The neuroscience of better negotiation

MRI scan of the brain

Whether you’re flying four hundred thousand miles to stop the proliferation of nuclear weapons or trying to cut a better deal, the principles of negotiation are the same – meticulous research and preparation, patience, grit and a bit of neuroscience.

Successful negotiation is subtle, intuitive and complex – it’s emotional chess.

As Daniel Kahneman explains in Thinking, Fast and Slow, the slow, logical thinking – ‘System 2’ – that we usually try to employ in negotiation is actually less effective than the fast, intuitive thinking – ‘System 1’ – we tend to avoid.

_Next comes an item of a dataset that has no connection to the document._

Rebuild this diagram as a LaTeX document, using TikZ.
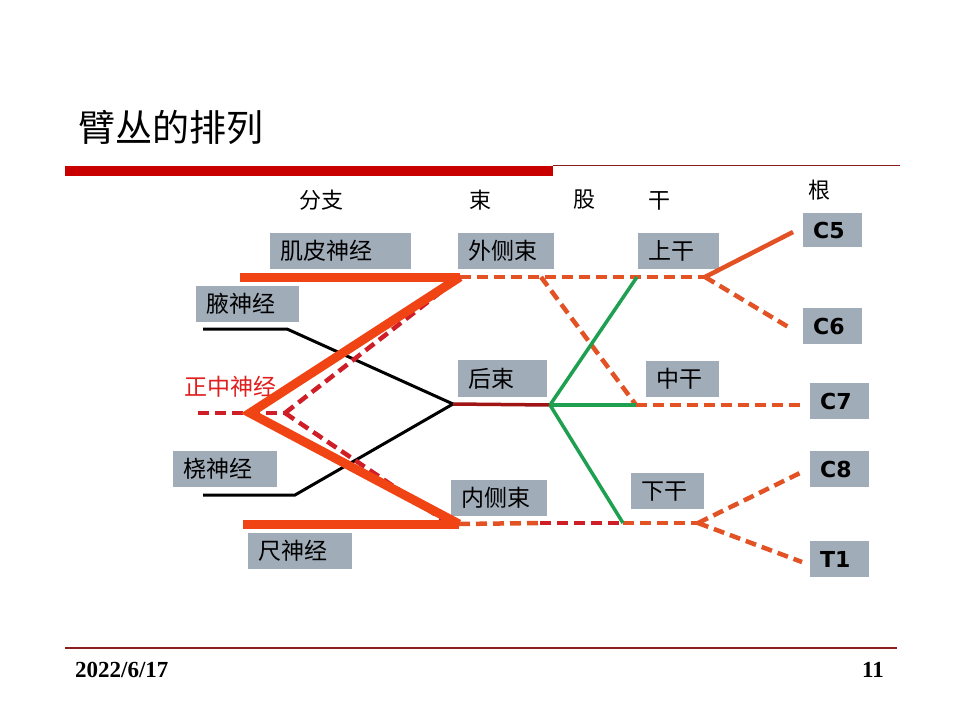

So here are two ways to tap into your System 1 and use neuroscience to give you the edge in your negotiations.

Loss and reward

We are highly motivated to avoid loss.

In legal mediation, conventional wisdom says that you should threaten to terminate negotiation and take your action to trial to force the other side to reconsider your deal and to make your offer seem more attractive.

But the science says otherwise.

Using functional magnetic resonance imaging (fMRI), a team at the University of California, Los Angeles (UCLA) found that when the brain was exposed to a ‘reward’, the areas of the brain associated with pleasure were activated. But when participants were exposed to a ‘loss’, they exhibited reduced activity in these same gain-sensitive regions of the brain.

So threatening to end negotiations might, in fact, diminish your counterpart’s ability to appreciate the value of your offer.

Instead, start negotiations by going for the low-hanging fruit. If you both agree on some smaller points early on, neither side will want to jeopardise the progress made, encouraging a deal that benefits you both.

Focused but flexible

Going into a negotiation with a concrete idea of what you want sounds like a good idea, but it can actually weaken your negotiating skills.

Your concentration is a limited resource, and holding such a fixed outcome in your working memory uses up a lot of it. This cripples your ability to collaborate or see the problem from the other side’s perspective.

In practical terms, this means that you lose the off-the-cuff creativity and flexibility needed in any successful negotiation.

Of course, it’s important to pin down and put across your side’s general interests, using objective evidence and reasoning to back up your points, but becoming too charmed by your own arguments can blind you to a better deal, say researchers at UCLA and MIT. You need to stay focused while keeping your eyes and ears open.